Unable to perform in open public spaces, artists of all varieties have been turning to video streaming technologies and social media platforms to reach their followers and bring us live content in our own homes.
For example, Snow Patrol singer Gary Lightbody has been busy writing new songs over the last couple of months. Writing a new song in its entirety has become a new ritual for Saturday evenings. What makes this exercise completely exceptional is that he’s not alone – he’s co-writing each song with 5,000 fans on Instagram in what he calls the ‘Saturday Songwrite’.
Lightbody throws the creativity open, asking fans to suggest chords and contribute melodies, whereupon he performs them and puts them to the vote and follows up with a request for lyrics. Once they’re chosen, he’s back within the hour with a finished track.
Like a range of other musical artists, he’s been making up for not being able to perform in public by putting on online gigs for his fans from home during the lockdown. With the live weekly Songwrite event, he’s engaging with them in a particularly lively and creative way.
Other examples of tech-enabled artistic creativity are abounding in the midst of an epidemic of home confinement. Duran Duran star John Taylor, for example, is using Instagram to deliver bass masterclasses to his fans, while professional dancing sensation Oti Mabuse has been delivering high-energy dance lessons using the same social media platform.
In the US, top artists Timbaland and Swizz Beatz are zapping the lockdown blues with regular head-to-head contests of musical virtuosity each week in ‘Versuz’ battles on Instagram. Jill Scott and Erykah Badu recently attracted no fewer than 700,000 live viewers.
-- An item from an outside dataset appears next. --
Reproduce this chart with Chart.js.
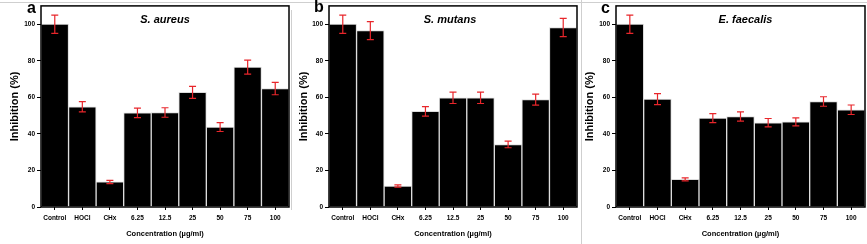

Actors and playwrights have also been getting in on the tech-enabled virtual breakout from lockdown. For example, in a cleverly crafted one-act play by Sir Tom Stoppard (written specially for the pandemic predicament), actors Jenna Coleman, Denise Gough and David Morrissey performed A Separate Peace courtesy of Zoom.
Intriguingly, having presided over this Zoom-enabled experiment in live theatre, the play’s producer, Matt Humphrey, thinks that it has longer-term, post-pandemic prospects, bringing live theatre directly into people’s homes. Many musical artists will almost certainly agree that their social media lockdown-beating interventions have a similarly long-term future.
The great thing is that thanks to the sumptuous audio technology and visual magic of cutting-edge new home cinema systems, you don’t need to squint at these events on a small screen. You can recreate at least some of the magnificence and magic of up-close-and-personal live performances in your own home cinema theatre.